Filmzitate und ein Ausflug in den Buddhismus
Hier beginnt eine wahre Flut von Film- und Literaturzitaten: „Metropolis“, „Nosferatu“, Nietzsche, dazu Bilder vom Weltall, schnell geschnitten und immer wieder unterlegt von psychedelisch-bunten Bildern. Man wird förmlich hineingesogen in diese pulsierende Bowie-Galaxie, die sich von den 60ern bis in die 90er Jahre erstreckt.

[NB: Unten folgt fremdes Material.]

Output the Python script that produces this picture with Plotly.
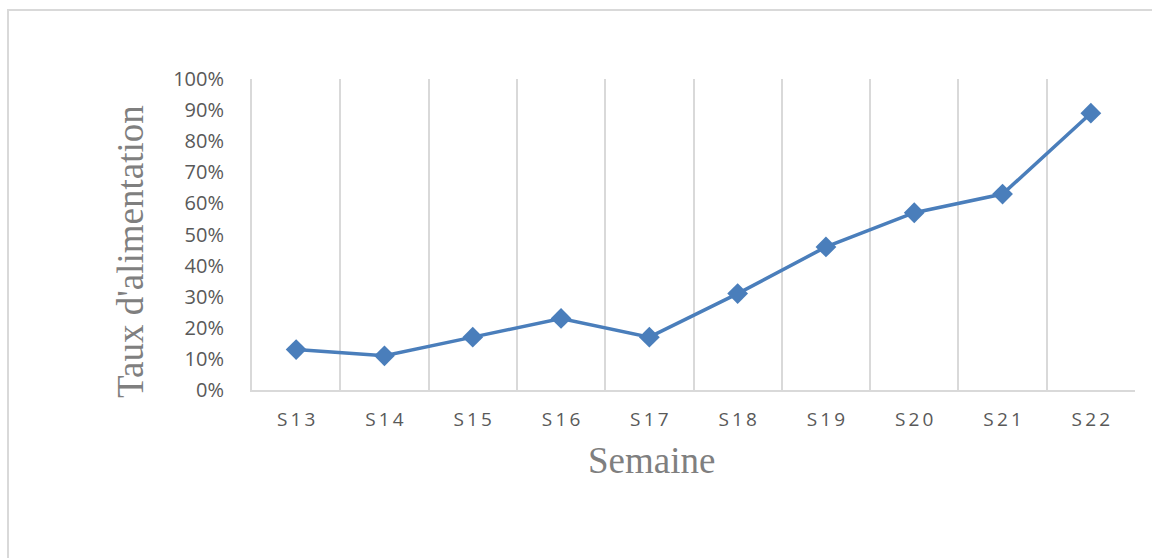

Vor allem einer kommt ausführlich zu Wort: Bowie selbst. Er hat dem englischsprachigen Fernsehen gut durchdachte Interviews gegeben, die auszugsweise zu sehen sind. „Ich bin ein Sammler und habe immer Persönlichkeiten gesammelt“, sagt er etwa über sich. Und gibt seinen Zuhörern einen Rat mit auf den Weg. „Alle Menschen wünschen sich, sie hätten das Leben mehr genossen. Also nutze die Zeit!“
David Bowie als gut gekleideter Privatmann auf Reisen
Wir erleben den Exzentriker auf der Bühne – und begleiten einen gut gekleideten Privatmann auf Reisen. Dabei geht es vorbei an Lebensstationen wie dem alten West-Berlin („Die härteste Stadt der Welt“) und Los Angeles. Viele Konzertaufnahmen sind zu sehen, Performances von „Life on Mars“, „Space Oddity“, „Ashes to Ashes“, „Heroes“, „Sound and Vision“, „Starman“ und später „Let’s Dance“. zwischendurch kommen entrückte Fans zu Wort („Man muss für ein Make-up doch nicht schwul sein, es sieht einfach nur gut aus“). Dazu gibt es Privataufnahmen, etwa aus Berlin und aus Thailand.
Und so ist man ihm am Ende sehr nah gekommen, diesem rätselhaften David Robert Jones alias David Bowie: hervorragender Musiker, komplexer Charakter, Freund des Lebens. Alles ist vergänglich. Aber mit diesem Film hat ihm Brett Morgen wieder zu einem Stück Unsterblichkeit verholfen.